Nebula winners: generation shift

The Nebula winners were announced an hour or so ago:

Best Novel: Uprooted, by Naomi Novik

Best Novella: Binti, by Nnedi Okorafor

Best Novelette: "Our Lady of the Open Road", by Sarah Pinsker

Best Short Story: "Hungry Daughters of Starving Mothers", Alyssa Wong

Ray Bradbury Award for Outstanding Dramatic Presentation: Mad Max: Fury Road

Andre Norton Award for Young Adult Science Fiction and Fantasy: Updraft, by Fran Wilde

Alyssa Wong, at 24, is the first Nebula winner born in the 1990s, and the second youngest winner ever (beaten only by Ted Chiang, who got his first Nebula award a few months before she was born). All of this year's other winners for written fiction were born in the 1970s. This is the first time that no Nebula has been awarded to anyone born before me (1967).

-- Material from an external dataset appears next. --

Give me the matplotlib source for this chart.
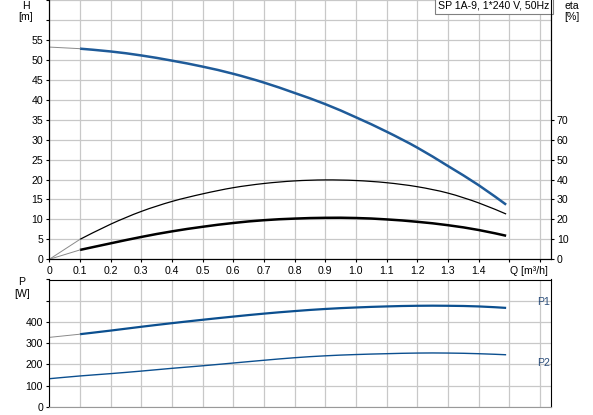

For comparison, the first Nebula winner born in the 1980s was Rachel Swirsky (2010 Best Novella for "The Lady Who Plucked Red Flowers Beneath the Queen’s Window", awarded 2011 when she was 29) and the first born in the 1970s were Paolo Bacigalupi and Eugie Foster (awarded 2008 Best Novel and 2008 Best Novelette respectively in 2009; he was 36 and she was 37). As noted above, Ted Chiang was the first Nebula winner born in the 1960s. Lisa Tuttle was the first child of the 1950s to be awarded a Nebula (for 1982 Best Short Story), but she declined. Samuel Delany was only a little older than Alyssa Wong is now when he won the 1966 Nebula for Best Novel in 1967.

What about the written fiction categories in the Hugos? The only winner so far born in the 1980s was Thomas Olde Heuvelt, who won last year aged 32. Elizabeth Bear was the first Hugo winner born in the 1970s, winning in 2008 when she was 36. Greg Egan was the first Hugo winner born in the 1960s, winning in 1999 two weeks after his 38th birthday. The children of the 1950s started a bit earlier, three of them winning in 1984 (David Brin, Greg Bear and Timothy Zahn). The first Hugo winner born in the 1940s was again Samuel Delany, but he had to wait until 1970 for it.

I wrote some years ago that I believe a disproportionate number of Hugo and Nebula awards have been won by authors born in the 1942-51 period (see here, here and here). I still think that is the case, but the youngest of those authors will turn 65 this year. The new generation is taking over.